Initially, as so often happens in military history, the generals were fighting the last war. They thought the enemy comprised somewhat ragtag Palestinian guerrillas, but before long, the occupiers faced local Shiites, who called themselves the Party of God, Hezbollah. This group was generously funded by Iran and Syria and able to call on a seemingly endless supply of would-be suicide bombers. Hezbollah also soon seized the lead in the propaganda war.

That the TV images were the real weapons, that the Hezbollah fighters and Israeli soldiers had been turned into actors in an attack staged for the camera—these weren’t things anyone understood yet. . . . Within a few years elements of the security zone war would, in turn, appear elsewhere and become familiar . . . : Muslim guerrillas operating in a failed and chaotic state; small clashes in which the key actor is not the general but the lieutenant or private; the use of a democracy’s sensitivities, public opinion, and free press as weapons against it.

(The Body of an American, a prize-winning play reviewed here, makes a similar point.)

Hezbollah was not interested in a negotiated withdrawal of Israeli troops or achievement of some limited goal: “It is a vision and an approach, not only a military reaction,” one of its leaders has written.
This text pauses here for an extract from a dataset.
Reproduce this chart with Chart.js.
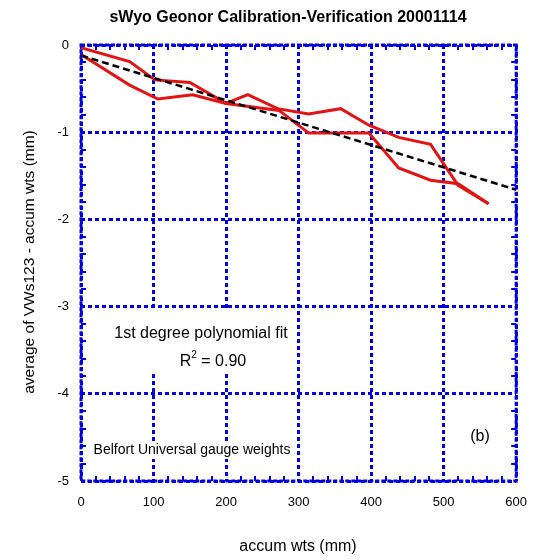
<!DOCTYPE html>
<html><head><meta charset="utf-8">
<script src="https://cdn.jsdelivr.net/npm/chart.js@4.4.0/dist/chart.umd.min.js"></script>
<style>html,body{margin:0;padding:0;background:#fff;} #wrap{width:541px;height:560px;}</style>
</head><body><div id="wrap"><canvas id="c" width="541" height="560"></canvas></div>
<script>
// ---- text ----
const titleText = 'sWyo Geonor Calibration-Verification 20001114';
const xAxisTitle = 'accum wts (mm)';
const yAxisTitle = 'average of VWs123 - accum wts (mm)';
const fitLabel = '1st degree polynomial fit';
const r2Value = '0.90';
const noteText = 'Belfort Universal gauge weights';
const panelLabel = '(b)';

// ---- axes ----
const xMin = 0, xMax = 600, xStep = 100, xMinorStep = 20;
const yMin = -5, yMax = 0, yStep = 1, yMinorStep = 0.2;

// ---- data ----
const runAx = [0, 67, 102, 150, 200, 230, 271, 314, 358, 397, 438, 482, 520, 562];
const runAy = [-0.03, -0.19, -0.40, -0.43, -0.67, -0.57, -0.73, -0.79, -0.73, -0.92, -1.06, -1.14, -1.61, -1.82];
const runBx = [0, 67, 106, 154, 200, 273, 314, 397, 438, 482, 520, 562];
const runBy = [-0.11, -0.46, -0.62, -0.57, -0.67, -0.75, -1.01, -1.01, -1.41, -1.55, -1.59, -1.82];
const fitX = [0, 600];
const fitY = [-0.12, -1.66];

const BLUE = '#0000dd';
const RED = '#e01414';
const FONT = '"Liberation Sans", Arial, Helvetica, sans-serif';

function pts(xs, ys){ return xs.map((x,i)=>({x:x, y:ys[i]})); }

const decor = {
  id: 'decor',
  afterDraw(chart){
    const ctx = chart.ctx, a = chart.chartArea;
    const xs = chart.scales.x, ys = chart.scales.y;
    ctx.save();
    // minor ticks, inward on all four sides
    ctx.strokeStyle = BLUE; ctx.lineWidth = 2; ctx.setLineDash([]);
    const tl = 5;
    for (let v = xMin + xMinorStep; v < xMax - 1e-9; v += xMinorStep){
      if (Math.abs(v / xStep - Math.round(v / xStep)) < 1e-6) continue;
      const px = Math.round(xs.getPixelForValue(v));
      ctx.beginPath(); ctx.moveTo(px, a.bottom); ctx.lineTo(px, a.bottom - tl); ctx.stroke();
      ctx.beginPath(); ctx.moveTo(px, a.top); ctx.lineTo(px, a.top + tl); ctx.stroke();
    }
    for (let k = 1; k < Math.round((yMax - yMin) / yMinorStep); k++){
      const v = yMin + k * yMinorStep;
      if (Math.abs(v / yStep - Math.round(v / yStep)) < 1e-6) continue;
      const py = Math.round(ys.getPixelForValue(v));
      ctx.beginPath(); ctx.moveTo(a.left, py); ctx.lineTo(a.left + tl, py); ctx.stroke();
      ctx.beginPath(); ctx.moveTo(a.right, py); ctx.lineTo(a.right - tl, py); ctx.stroke();
    }
    // frame
    ctx.lineWidth = 3; ctx.setLineDash([4,2]);
    ctx.strokeRect(a.left, a.top, a.right - a.left, a.bottom - a.top);
    ctx.setLineDash([]);

    // annotation boxes
    ctx.fillStyle = '#fff';
    ctx.fillRect(105, 310, 190, 64);
    ctx.fillRect(89, 441, 206, 18);
    ctx.fillStyle = '#000';
    ctx.textBaseline = 'middle'; ctx.textAlign = 'center';
    ctx.font = '16px ' + FONT;
    ctx.fillText(fitLabel, 201, 334);
    // R^2 line
    const rA = 'R', rB = ' = ' + r2Value;
    ctx.font = '16px ' + FONT; const wA = ctx.measureText(rA).width, wB = ctx.measureText(rB).width;
    ctx.font = '10px ' + FONT; const w2 = ctx.measureText('2').width;
    let sx = 213 - (wA + w2 + wB) / 2;
    ctx.textAlign = 'left';
    ctx.font = '16px ' + FONT; ctx.fillText(rA, sx, 362);
    ctx.font = '10px ' + FONT; ctx.fillText('2', sx + wA, 355);
    ctx.font = '16px ' + FONT; ctx.fillText(rB, sx + wA + w2, 362);
    // note
    ctx.textAlign = 'center';
    ctx.font = '14px ' + FONT; ctx.fillText(noteText, 192, 450);
    ctx.font = '16px ' + FONT; ctx.fillText(panelLabel, 480, 437);

    // titles
    ctx.font = 'bold 16px ' + FONT; ctx.fillText(titleText, 288, 18);
    ctx.font = '16px ' + FONT; ctx.fillText(xAxisTitle, 298, 547);
    ctx.save(); ctx.translate(30, 262); ctx.rotate(-Math.PI/2);
    ctx.font = '15.5px ' + FONT;
    ctx.fillText(yAxisTitle, 0, 0); ctx.restore();
    ctx.restore();
  }
};

new Chart(document.getElementById('c'), {
  type: 'scatter',
  data: {
    datasets: [
      { data: pts(fitX, fitY), showLine: true, borderColor: '#000', borderWidth: 2.5, borderDash: [7,4], pointRadius: 0, fill: false, tension: 0, order: 0 },
      { data: pts(runAx, runAy), showLine: true, borderColor: RED, borderWidth: 3, pointRadius: 0, fill: false, tension: 0, order: 1 },
      { data: pts(runBx, runBy), showLine: true, borderColor: RED, borderWidth: 3, pointRadius: 0, fill: false, tension: 0, order: 1 }
    ]
  },
  options: {
    responsive: false, animation: false, devicePixelRatio: 1,
    layout: { padding: { top: 45, right: 23, bottom: 0, left: 0 } },
    plugins: { legend: { display: false }, tooltip: { enabled: false }, title: { display: false } },
    scales: {
      x: {
        type: 'linear', min: xMin, max: xMax,
        ticks: { stepSize: xStep, color: '#000', font: { family: FONT, size: 13 }, padding: 14, maxRotation: 0 },
        grid: { color: BLUE, lineWidth: 3, drawTicks: false },
        border: { display: false, dash: [4,3] },
        afterFit(s){ s.height = 79; }
      },
      y: {
        type: 'linear', min: yMin, max: yMax,
        ticks: { stepSize: yStep, color: '#000', font: { family: FONT, size: 13 }, padding: 12 },
        grid: { color: BLUE, lineWidth: 3, drawTicks: false },
        border: { display: false, dash: [4,3] },
        afterFit(s){ s.width = 81; }
      }
    }
  },
  plugins: [decor]
});
</script></body></html>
Subsequent actions continue to demonstrate this larger view, which suggests limits on a strictly military response.

Through discussion of the Four Mothers movement, which supported withdrawal from Lebanon, Friedman explores the political conflict between the leftists of the dwindling kibbutz movement who in the 1990s believed in compromise and thought peace was possible and the rightists who believed peace was a dangerous illusion and who currently dominate Israeli politics.

The last section of the book describes Friedman’s return to Lebanon (using his Canadian passport) and his rediscovery of the remains of the Pumpkin, a place as tangible to him today, in its continued importance, as it ever was when he served there.

Not a long book at 225 pages, it’s insightful and well written, condensing both human interest and political analysis into the story of a single lost outpost. Author Lucette Lagnado says Friedman’s prose “manages to be lyrical, graceful, and deeply evocative even when tackling the harshest subjects imaginable,” and I certainly found it so.